The Browns have tied their future to that talent. For years, the Browns built a cache of high draft picks and salary cap space, the spoils of losing. They expended much of that this offseason. While fans and media members pummeled the Giants for dealing Beckham, many NFL team executives viewed their return as reasonable.

It is difficult for any non-quarterback, even a star such as Beckham, to provide surplus value — a contribution greater than his salary cap hit would project. By also shedding two high draft picks and a young, cheap player, the Browns probably sacrificed more value than they received, at least in a vacuum.

But the deal didn’t happen in a vacuum. Beckham could be the rare wide receiver who transcends a big contract. Mayfield’s rookie deal — which is an outrageous bargain — runs through 2022. By that point, Beckham’s contract will be reaching its final season, meaning it doesn’t preclude the team from rewarding its other young stars, such as cornerback Denzel Ward and defensive end Myles Garrett, when their deals come due.

“You have to think of the ramifications of that two and three years down the road,” Dorsey said. “We had enough cap space to where we could still operate and do business — and do future business as well — and still be able to take on that contract. We factored that in there in our thinking.”

But the Browns also want to win big now, a departure from their recent — and not-so-recent — history. Five years into his career, Beckham has missed the playoffs four times and has never won a playoff game. At the start of their relationship, the player and fan base have embraced each other.

“They’re going to celebrate him,” Ross said. “Not just tolerate him.”
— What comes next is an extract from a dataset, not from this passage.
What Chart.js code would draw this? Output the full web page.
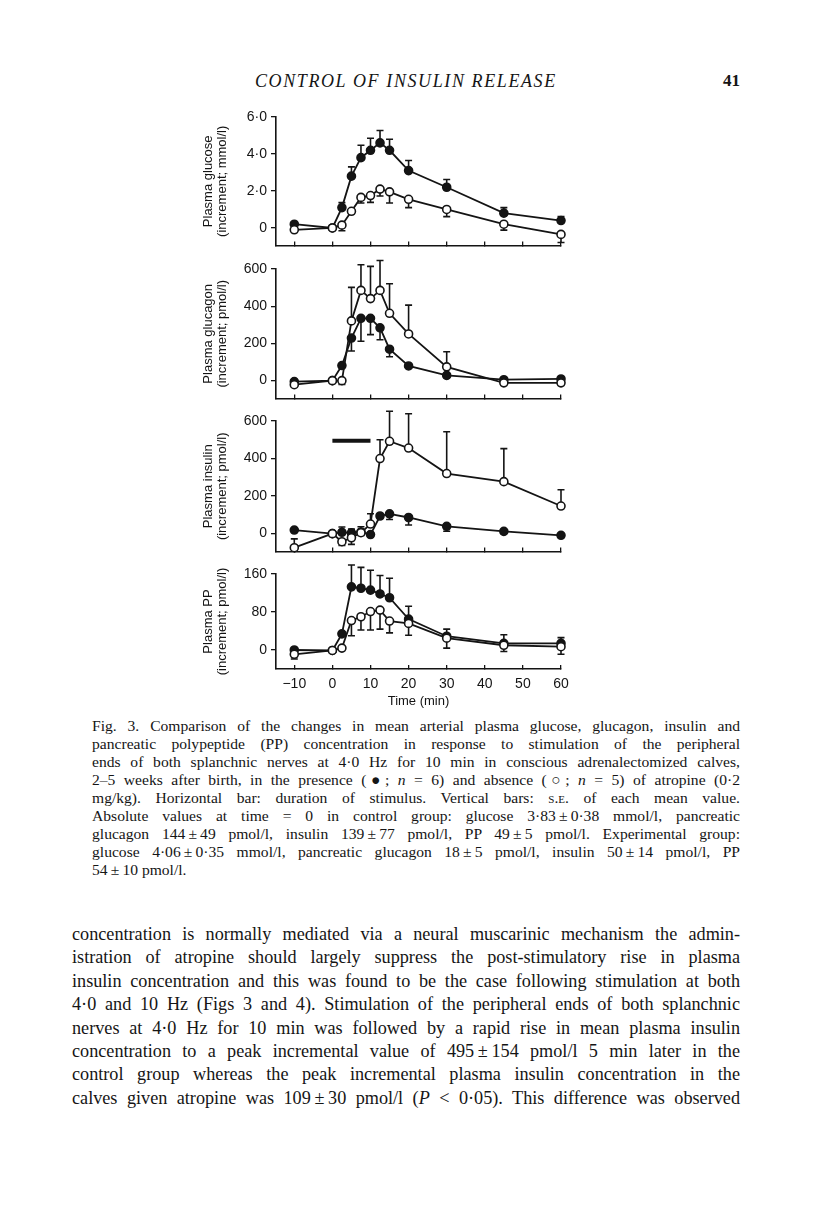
<!DOCTYPE html>
<html lang="en">
<head>
<meta charset="UTF-8">
<title>Control of insulin release - Fig. 3</title>
<script src="https://cdn.jsdelivr.net/npm/chart.js@4"></script>
<style>
  body { margin: 0; background: #fff; color: #151515; }
  .page { position: relative; width: 816px; height: 1212px; overflow: hidden; }
  .page canvas { position: absolute; }
  .runhead { position: absolute; top: 71px; left: 255px; font: italic 18px "Liberation Serif", serif; letter-spacing: 1.6px; }
  .folio { position: absolute; top: 71px; left: 723px; font: bold 17px "Liberation Serif", serif; }
  .caption { position: absolute; left: 92px; top: 717px; width: 648px; font: 15.6px/18px "Liberation Serif", serif; }
  .body { position: absolute; left: 72px; top: 923px; width: 668px; font: 18.2px/23.4px "Liberation Serif", serif; }
  .caption div, .body div { text-align: justify; text-align-last: justify; }
  .caption div.last { text-align-last: left; }
  .sc { font-variant: small-caps; }
</style>
</head>
<body>
<div class="page" id="page">
  <div class="runhead">CONTROL OF INSULIN RELEASE</div>
  <div class="folio">41</div>

  <div class="caption">
    <div>Fig. 3. Comparison of the changes in mean arterial plasma glucose, glucagon, insulin and</div>
    <div>pancreatic polypeptide (PP) concentration in response to stimulation of the peripheral</div>
    <div>ends of both splanchnic nerves at 4·0 Hz for 10 min in conscious adrenalectomized calves,</div>
    <div>2–5 weeks after birth, in the presence (●; <i>n</i> = 6) and absence (○; <i>n</i> = 5) of atropine (0·2</div>
    <div>mg/kg). Horizontal bar: duration of stimulus. Vertical bars: <span class="sc">s.e.</span> of each mean value.</div>
    <div>Absolute values at time = 0 in control group: glucose 3·83&#8201;±&#8201;0·38 mmol/l, pancreatic</div>
    <div>glucagon 144&#8201;±&#8201;49 pmol/l, insulin 139&#8201;±&#8201;77 pmol/l, PP 49&#8201;±&#8201;5 pmol/l. Experimental group:</div>
    <div>glucose 4·06&#8201;±&#8201;0·35 mmol/l, pancreatic glucagon 18&#8201;±&#8201;5 pmol/l, insulin 50&#8201;±&#8201;14 pmol/l, PP</div>
    <div class="last">54&#8201;±&#8201;10 pmol/l.</div>
  </div>

  <div class="body">
    <div>concentration is normally mediated via a neural muscarinic mechanism the admin-</div>
    <div>istration of atropine should largely suppress the post-stimulatory rise in plasma</div>
    <div>insulin concentration and this was found to be the case following stimulation at both</div>
    <div>4·0 and 10 Hz (Figs 3 and 4). Stimulation of the peripheral ends of both splanchnic</div>
    <div>nerves at 4·0 Hz for 10 min was followed by a rapid rise in mean plasma insulin</div>
    <div>concentration to a peak incremental value of 495&#8201;±&#8201;154 pmol/l 5 min later in the</div>
    <div>control group whereas the peak incremental plasma insulin concentration in the</div>
    <div>calves given atropine was 109&#8201;±&#8201;30 pmol/l (<i>P</i> &lt; 0·05). This difference was observed</div>
  </div>
</div>

<script>
  // sampling times (min), shared by every panel
  const times = [-10, 0, 2.5, 5, 7.5, 10, 12.5, 15, 20, 30, 45, 60];
  const timeTicks = [-10, 0, 10, 20, 30, 40, 50, 60];

  // SE arrays: positive = bar drawn upward, negative = bar drawn downward
  const glucoseAtropine   = [0.2, 0, 1.1, 2.8, 3.8, 4.2, 4.6, 4.2, 3.1, 2.2, 0.8, 0.4];
  const glucoseAtropineSe = [0.1, 0, 0.27, 0.5, 0.67, 0.65, 0.67, 0.6, 0.55, 0.42, 0.3, 0.22];
  const glucoseControl    = [-0.1, 0, 0.15, 0.9, 1.65, 1.75, 2.1, 1.95, 1.55, 1.0, 0.2, -0.35];
  const glucoseControlSe  = [0, 0, -0.3, -0.1, -0.3, -0.37, -0.37, -0.6, -0.45, -0.39, -0.32, -0.44];
  const glucoseTicks = [0, 2, 4, 6];

  const glucagonAtropine   = [-5, 0, 81, 229, 335, 335, 284, 169, 79, 28, 5, 9];
  const glucagonAtropineSe = [0, 0, 0, -70, -123, -88, -64, -41, -12, 0, 0, 0];
  const glucagonControl    = [-22, 0, 0, 321, 485, 441, 485, 362, 251, 74, -12, -12];
  const glucagonControlSe  = [-10, 0, -20, 180, 138, 173, 161, 159, 155, 81, -8, -10];
  const glucagonTicks = [0, 200, 400, 600];

  const insulinAtropine   = [19, 0, 7, 4, 9, -5, 94, 105, 86, 39, 12, -9];
  const insulinAtropineSe = [0, 0, 28, 20, 28, 0, 0, -30, -40, -26, -8, 0];
  const insulinControl    = [-75, 0, -43, -22, 5, 51, 400, 492, 456, 320, 277, 147];
  const insulinControlSe  = [47, 0, -20, -35, -15, 55, 100, 160, 183, 223, 176, 87];
  const insulinTicks = [0, 200, 400, 600];
  const stimulusTimes = [0, 10];
  const stimulusLevel = 495;

  const ppAtropine   = [0, -1, 34, 133, 130, 126, 118, 110, 65, 29, 14, 14];
  const ppAtropineSe = [0, 0, 0, 46, 44, 42, 39, 41, 27, 15, 18, 12];
  const ppControl    = [-9, -1, 4, 62, 70, 81, 84, 61, 56, 25, 10, 7];
  const ppControlSe  = [-10, 0, 0, -32, -28, -39, -40, -25, -25, -21, -13, -16];
  const ppTicks = [0, 80, 160];

  const INK = '#141414';
  const CANVAS_LEFT = 196, CANVAS_W = 384, Y_AXIS_W = 80, PAD_T = 22, PAD_R = 19;

  // vertical s.e. bars
  const errorBars = {
    id: 'errorBars',
    beforeDatasetsDraw(chart) {
      const { ctx, scales: { x, y } } = chart;
      ctx.save();
      ctx.strokeStyle = INK;
      ctx.lineWidth = 1.6;
      chart.data.datasets.forEach(ds => {
        if (!ds.se) return;
        ds.data.forEach((p, i) => {
          const s = ds.se[i];
          if (!s) return;
          const px = x.getPixelForValue(p.x);
          const y0 = y.getPixelForValue(p.y);
          const y1 = y.getPixelForValue(p.y + s);
          ctx.beginPath();
          ctx.moveTo(px, y0);
          ctx.lineTo(px, y1);
          ctx.moveTo(px - 3.5, y1);
          ctx.lineTo(px + 3.5, y1);
          ctx.stroke();
        });
      });
      ctx.restore();
    }
  };

  const pts = vals => times.map((t, i) => ({ x: t, y: vals[i] }));

  function series(vals, se, filled) {
    return {
      data: pts(vals),
      se: se,
      borderColor: INK,
      borderWidth: 1.8,
      pointRadius: 4,
      pointBorderWidth: 1.6,
      pointBorderColor: INK,
      pointBackgroundColor: filled ? INK : '#fff',
      tension: 0,
      clip: false,
      order: filled ? 1 : 0
    };
  }

  function makePanel(p) {
    const xH = p.showTime ? 40 : 0;
    const padB = p.showTime ? 4 : 10;
    const chartH = p.bottom - p.top;
    const canvas = document.createElement('canvas');
    canvas.width = CANVAS_W;
    canvas.height = PAD_T + chartH + xH + padB;
    canvas.style.left = CANVAS_LEFT + 'px';
    canvas.style.top = (p.top - PAD_T) + 'px';
    document.getElementById('page').appendChild(canvas);

    const datasets = [series(p.control, p.controlSe, false), series(p.atropine, p.atropineSe, true)];
    if (p.bar) {
      datasets.push({
        data: stimulusTimes.map(t => ({ x: t, y: stimulusLevel })),
        borderColor: INK, borderWidth: 4, pointRadius: 0, clip: false, order: 2
      });
    }

    new Chart(canvas, {
      type: 'line',
      data: { datasets },
      options: {
        responsive: false,
        animation: false,
        devicePixelRatio: 1,
        layout: { padding: { top: PAD_T, right: PAD_R, bottom: padB, left: 0 } },
        plugins: { legend: { display: false }, tooltip: { enabled: false } },
        scales: {
          x: {
            type: 'linear',
            min: -14.8,
            max: 60,
            afterBuildTicks: s => { s.ticks = timeTicks.map(v => ({ value: v })); },
            afterFit: s => { s.height = xH; },
            border: { display: true, color: INK, width: 1.6 },
            grid: { drawOnChartArea: false, drawTicks: true, tickLength: -4, color: INK, lineWidth: 1.3 },
            ticks: {
              display: p.showTime,
              padding: 11,
              color: INK,
              font: { family: 'Liberation Sans', size: 14 },
              callback: v => v < 0 ? '\u2212' + Math.abs(v) : String(v)
            },
            title: {
              display: p.showTime,
              text: 'Time (min)',
              color: INK,
              padding: { top: 0, bottom: 0 },
              font: { family: 'Liberation Sans', size: 13, lineHeight: 1.1 }
            }
          },
          y: {
            min: p.min,
            max: p.max,
            afterBuildTicks: s => { s.ticks = p.ticks.map(v => ({ value: v })); },
            afterFit: s => { s.width = Y_AXIS_W; },
            border: { display: true, color: INK, width: 1.6 },
            grid: { drawOnChartArea: false, drawTicks: true, tickLength: 5, color: INK, lineWidth: 1.3 },
            ticks: {
              padding: 4,
              color: INK,
              font: { family: 'Liberation Sans', size: 14 },
              callback: p.fmt
            },
            title: {
              display: true,
              text: p.title,
              color: INK,
              padding: { top: 5, bottom: 0 },
              font: { family: 'Liberation Sans', size: 13, lineHeight: 1.08 }
            }
          }
        }
      },
      plugins: [errorBars]
    });
  }

  const dotFmt = v => v === 0 ? '0' : v.toFixed(1).replace('.', '\u00b7');
  const intFmt = v => String(v);

  makePanel({
    top: 117, bottom: 248, min: -0.956, max: 6, ticks: glucoseTicks, fmt: dotFmt,
    title: ['Plasma glucose', '(increment; mmol/l)'],
    atropine: glucoseAtropine, atropineSe: glucoseAtropineSe,
    control: glucoseControl, controlSe: glucoseControlSe
  });
  makePanel({
    top: 269, bottom: 401, min: -96.6, max: 600, ticks: glucagonTicks, fmt: intFmt,
    title: ['Plasma glucagon', '(increment; pmol/l)'],
    atropine: glucagonAtropine, atropineSe: glucagonAtropineSe,
    control: glucagonControl, controlSe: glucagonControlSe
  });
  makePanel({
    top: 421, bottom: 554, min: -95.7, max: 600, ticks: insulinTicks, fmt: intFmt,
    title: ['Plasma insulin', '(increment; pmol/l)'], bar: true,
    atropine: insulinAtropine, atropineSe: insulinAtropineSe,
    control: insulinControl, controlSe: insulinControlSe
  });
  makePanel({
    top: 574, bottom: 669, min: -40, max: 160, ticks: ppTicks, fmt: intFmt,
    title: ['Plasma PP', '(increment; pmol/l)'], showTime: true,
    atropine: ppAtropine, atropineSe: ppAtropineSe,
    control: ppControl, controlSe: ppControlSe
  });
</script>
</body>
</html>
“He’s in a real good, mature place right now,” Stewart said. “This [trade] is a great chance for him to learn and grow. … It’s a chance for him to hit the reset button, tune a lot of that out and really get to being the best player he can. I think you’re about to see the best football he’s played so far.”

Browns fans, no small number of them wearing Beckham’s No. 13 jersey, filled bleachers for practices this August, many of them arriving more than an hour before the players even stretched. Near the end of one, Beckham sprinted down the left sideline, chasing down one of Mayfield’s pretty parabolas. He soared over a defensive back and snatched the ball out of the air, his brilliance and magnetism on full display.

Fans stood and roared as Beckham stretched out his arms, bathing in the cheers. Nobody can say what will happen next, but in that moment, anything seemed possible.